Feeding The World Through Responsible Feed Sourcing
ASC CEO Chris Ninnes said sourcing aquaculture feed responsibly is necessary for feeding the world’s increasing population, while minimizing impacts on land resources. In 2020, total seafood production reached 213 million tons and provided billions of people an important source of animal protein, according to the FAO’s 2022 SOFIA report.
“Aquaculture provides 58% of this production by weight and 67% by value and the macro-nutrients this provides is an essential and undervalued component of global food security. Fortunately, farmed seafood provides these food security and nutritional benefits with a much lower carbon footprint than protein from terrestrial farmed livestock.
“Increasingly, more fish and invertebrates are fed during their life cycle (in 2020, 63 million MT were fed, compared to non-fed at 24.3 million MT) and this represents an increasing interface between aquaculture and agriculture. Much attention, often negative, is focused on the inclusion of fish meal and fish oil in farmed diets, whilst almost ignoring completely the impacts of terrestrial plant materials that constitute up to 85% of the diets of carnivorous fish.

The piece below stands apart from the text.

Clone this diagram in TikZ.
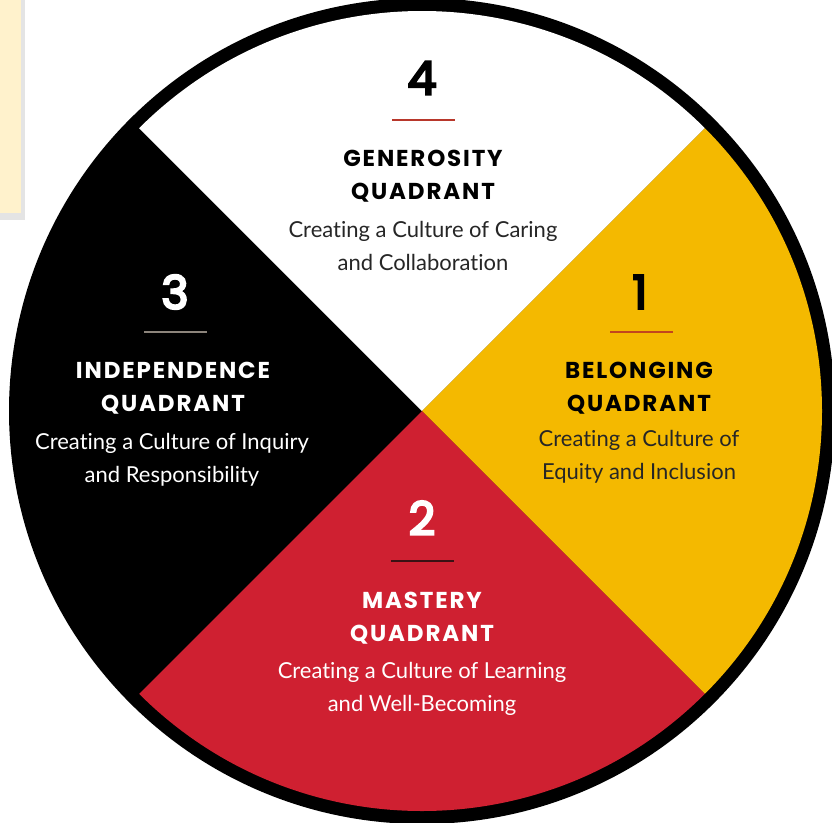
\documentclass[tikz,border=0pt]{standalone}
\usepackage{fontspec}
\usepackage{tikz}
\usetikzlibrary{positioning}
\newfontfamily\headfont{Poppins}[LetterSpace=8]
\newfontfamily\numfont{Poppins}[FakeBold=5]
\newfontfamily\bodyfont{Lato}[Ligatures={NoCommon}]
\definecolor{wheelyellow}{HTML}{F4B900}
\definecolor{wheelred}{HTML}{CF2031}
\definecolor{notecream}{HTML}{FFF2CC}
\definecolor{noteshadow}{HTML}{E4E4E4}
\definecolor{rulefour}{HTML}{B8372B}
\definecolor{rulethree}{HTML}{8C847B}
\definecolor{ruleone}{HTML}{C2451E}
\definecolor{ruletwo}{HTML}{3B1114}

\begin{document}
\begin{tikzpicture}[
    x=1pt, y=-1pt,
    num/.style={font=\numfont\fontsize{46}{46}\selectfont, inner sep=0pt},
    head/.style={font=\headfont\bfseries\fontsize{23}{32.5}\selectfont, align=center, inner sep=0pt},
    body/.style={font=\bodyfont\fontsize{22}{33}\selectfont, align=center, inner sep=0pt},
    underline/.style={minimum width=63pt, minimum height=2pt, inner sep=0pt, outer sep=0pt}
]
\useasboundingbox (0,0) rectangle (832,822);

% note card behind the wheel
\fill[noteshadow] (0,0) rectangle (25,220);
\fill[notecream] (0,0) rectangle (21,213);

% the wheel
\coordinate (c) at (422,411);
\fill[black] (c) circle (413);
\fill[white] (c) -- ++(225:400) arc[start angle=225, end angle=315, radius=400] -- cycle;
\fill[wheelyellow] (c) -- ++(-45:400) arc[start angle=-45, end angle=45, radius=400] -- cycle;
\fill[wheelred] (c) -- ++(45:400) arc[start angle=45, end angle=135, radius=400] -- cycle;

% 4 - generosity
\node[num, text=black] (n4) at (422,78) {4};
\node[underline, fill=rulefour] (u4) at (423,120) {};
\node[head, text=black] (h4) at (423,176) {GENEROSITY\\QUADRANT};
\node[body, text=black!85] (b4) at (423,246) {Creating a Culture of Caring\\and Collaboration};

% 3 - independence
\node[num, text=white] (n3) at (175,292) {3};
\node[underline, fill=rulethree] (u3) at (175,332) {};
\node[head, text=white] (h3) at (173,388) {INDEPENDENCE\\QUADRANT};
\node[body, text=white] (b3) at (172,460) {Creating a Culture of Inquiry\\and Responsibility};

% 1 - belonging
\node[num, text=black] (n1) at (640,292) {1};
\node[underline, fill=ruleone] (u1) at (641,332) {};
\node[head, text=black] (h1) at (639,388) {BELONGING\\QUADRANT};
\node[body, text=black!85] (b1) at (639,457) {Creating a Culture of\\Equity and Inclusion};

% 2 - mastery
\node[num, text=white] (n2) at (422,518) {2};
\node[underline, fill=ruletwo] (u2) at (422,561) {};
\node[head, text=white] (h2) at (422,618) {MASTERY\\QUADRANT};
\node[body, text=white] (b2) at (422,689) {Creating a Culture of Learning\\and Well-Becoming};
\end{tikzpicture}
\end{document}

“To farm seafood responsibly demands that the ‘upstream’ impacts associated with the production of feed ingredients be monitored and reduced, with an imperative focus on social responsibility and environmental improvement. This is exactly the role that the new ASC Feed Standard will play by incentivizing these improvements. Given the increasing importance of farmed seafood within global food systems, this has become ever more crucial as the population of the world increases. Ensuring the feed used by this vital sector is sourced responsibly through the holistic approach set out in the ASC Feed Standard is essential to achieving sustainable aquaculture. I am especially proud that the ASC Feed Standard upholds key labor requirements across feed ingredient supply chains and seeks to mitigate and reduce risks of deforestation and land conversion.” Ninnes explained.
Responsible Sourcing of Marine and Terrestrial Ingredients
Certified feed mills must source environmentally responsible marine and terrestrial ingredients. The ASC Feed Standard uses an improvement model for marine ingredients which requires feed mills to source increasingly from responsibly managed fisheries over time. MarinTrust and Marine Stewardship Council (MSC), both full members of the ISEAL Alliance, play a crucial role in this mechanism and form the key steppingstones for improvement.
The model offers a unique opportunity for feed mills to work together with their fish meal and fish oil suppliers to meet the increasing requirements over time. Ultimately, the majority of volume of marine ingredients needs to be derived from MSC fisheries.
For terrestrial plant ingredients such as soy or wheat, feed mills are required to record and report all ingredients that make up over 1% of feed and will need to take steps to ensure they have been responsibly sourced. Similarly, feed mills must also work and commit towards ensuring their supply chains become free from risks of deforestation or land conversion.
Moreover, ASC certified feed mills will have to record and report their energy use and greenhouse gas emissions and work to improve energy efficiency, use of renewables, and water usage.
Social Impacts in the Feed Industry
Feed industry operations contribute to the economic backbone of the local communities in which they are located.
Therefore, another core requirement for feed mills is adhering to social responsibility. This includes fair treatment and wage of employees, respect of indigenous and tribal people’s rights, and ensuring that no child or forced labor exists. The ASC Feed Standard includes many other social and effective management system requirements, including policies, procedures and processes for topics such as the prevention of corruption, bribery, or falsification of documents.
ASC certified feed mills are also required to conduct Due Diligence on their supply chains to assess and mitigate these key social risks.
“We look forward to supporting feed mills who want to work towards ASC certification, as well as helping producers prepare to transition to sourcing ASC certified feed over the next 24 months,” ASC Director of Standards and Science Michiel Fransen said.
“By incentivizing more feed mills to work towards certification to meet the growing demand from ASC certified farms, we ensure that aquafeed and raw ingredients supply are produced responsibly.”